Regarding the al-Nusra stance vis-a-vis these developments, the source confirmed that the group “stood on the sidelines and did not intervene in favor of any party. It sought to conclude an agreement between the two sides, but the deal was canceled only hours after being signed.”

“In the al-Qadam neighborhood, al-Nusra took a different stance than in Yarmouk camp, where it was allied with IS,” the source added.

However, this raises many questions as to the reasons behind al-Nusra’s vague stances in southern Damascus, while its branches in other Syrian areas make no secret of their hostility toward IS.

There has been news about the dissention of about 150 fighters under the command of Saleh al-Zammar from IS to join the ranks of Ajnad al-Sham, after he heard some of the organization’s leaders talking about capturing women in the neighborhood.

However, the source confirmed that Zammar did not pledge allegiance to IS, but was presenting himself as such to preserve his interests.

The number of IS fighters in southern Damascus is estimated at 2,000 militants, mostly stationed in Al-Hajar al-Aswad, which was controlled by IS last year following its withdrawal from other southern Damascus areas that have entered into a settlement with the Syrian army, such as the towns of Yalda, Babbila and Beit Sahem.

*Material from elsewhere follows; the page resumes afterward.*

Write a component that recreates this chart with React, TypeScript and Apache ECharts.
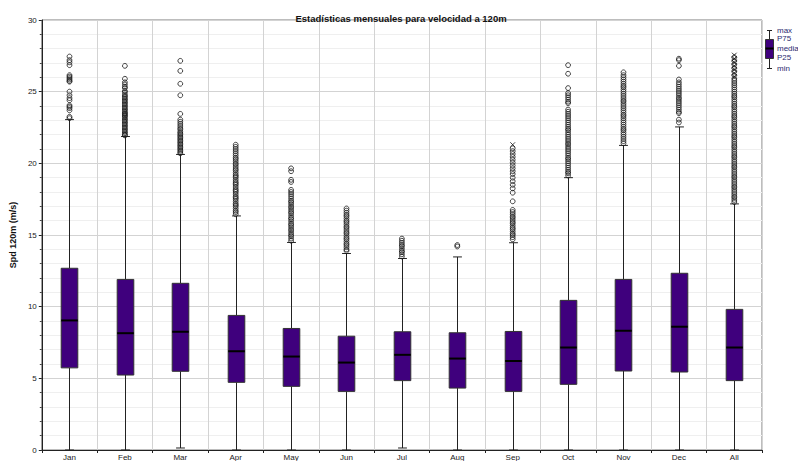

About 300 IS militants were involved in clashes in al-Asali, while the number of Ajnad al-Sham fighters is estimated at about 250 militants.

A media activist in the Yarmouk refugee camp, who spoke on condition of anonymity, told As-Safir that he has been noticing over the past few months the increasing number of fighters joining IS, especially after the group increased the wages of the men joining its camp. Each fighter is being paid now about 80,000 Syrian pounds [$424], which is prompting many young people to fight in its ranks even if not convinced of its ideology.

The recent clashes broke out against the backdrop of the assassination of Abu Malik al-Shami, the commander of Ajnad al-Sham, and the subsequent development that led to the death of one of the IS fighters who was accused of the assassination. However, all indications suggest that the attack comes as a continuation of previous steps, whereby IS has been trying to consolidate its presence in the vicinity of the capital, as happened previously in the Yarmouk camp.

The ongoing developments in the al-Qadam neighborhood are critical, especially in case IS manages to take control of the entire area, which is located less than 2 kilometers (1.2 miles) away from the capital and only 5 kilometers (3.1 miles) from the Umayyad Mosque. Moreover, IS control over the neighborhood means that Daraa highway will be within its range of fire, and thus it will cut off supply lines for the Syrian army. Many believe that this highway is no less important than the Damascus International Airport.